I spend more hours in a week doing homework and studying in class than some people spend in their job right now. I enjoy some of it, and I frequently feel like school is kicking my butt. I attend the second highest ranked university in Utah and the 87th in the nation. It's not an easy process to excel in a class or get accepted into the program you may want. My semester was just over a 50% acceptance rate for the public relations program.
I'm working hard and I have an interest in working in PR. I wouldn't be studying so hard if I didn't care, trust me, my math class is one of my least favorite parts of each day currently.
If I have the opportunity to stay home to be a full-time mom though...will I?
Let me answer that this way: the most influential people in my life, hands-down absolutely no questions are my parents & specifically my mom.

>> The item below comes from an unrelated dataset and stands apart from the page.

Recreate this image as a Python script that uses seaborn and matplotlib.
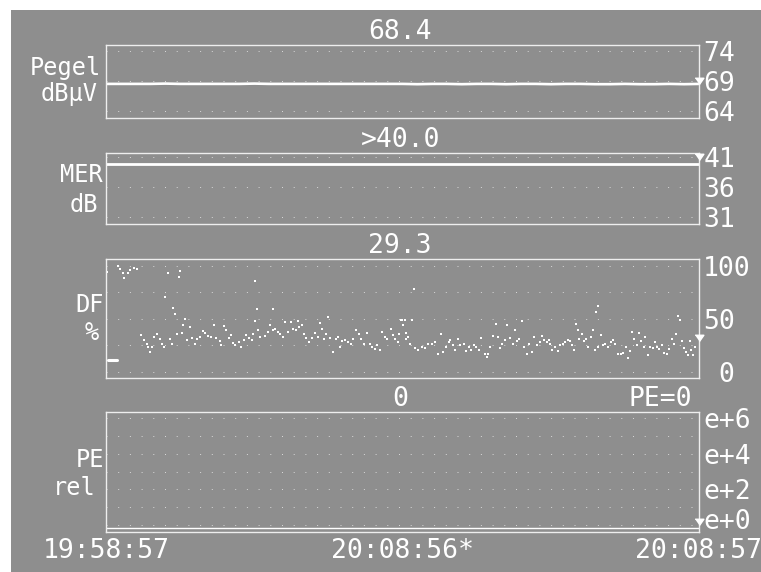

I call my mom all of the time to ask her advice or tell her about my day. She makes time for me and all of us kids. She has honestly sacrificed her life for us because without children, who knows what she'd be doing instead. Maybe she would be a highly respected teacher or business-woman. I don't know, but what I do know is she is a highly appreciated mom and I'm grateful for that.
Raising kids IS hard. I'm not speaking from experience (obviously) but from a time perspective alone, my mom works so hard for us from the time she wakes up to the time she goes to bed, generally dictated by our needs.
That my mom stayed home with us and my dad was able to support my family while I grew up is not the standard across families -- I know this. However, I expect that children from families with both parents working, or even a single parent home would say their parent(s) were also the most influential people/person in their lives.
So then it comes down to this, will I work? Yes at some point in my life I will work. Maybe for most of it, maybe only until I have children or likely some combination.
But as much as is possible, I want to focus my life on my (future) children and their needs.
Is that "giving up my life" or is that "empowering?"
I could make a difference in the work space. I really could. Maybe I will.
But as a mom, I know I will. For better of for worse a mother and father shape the world of their children. My parents taught and continue to teach me right and wrong, largely preparing me for the experiences I will and currently am experiencing.
So I say, with all my 20-year-old college student "power" I wish I had, being a woman and having the opportunity to be a mom is empowering.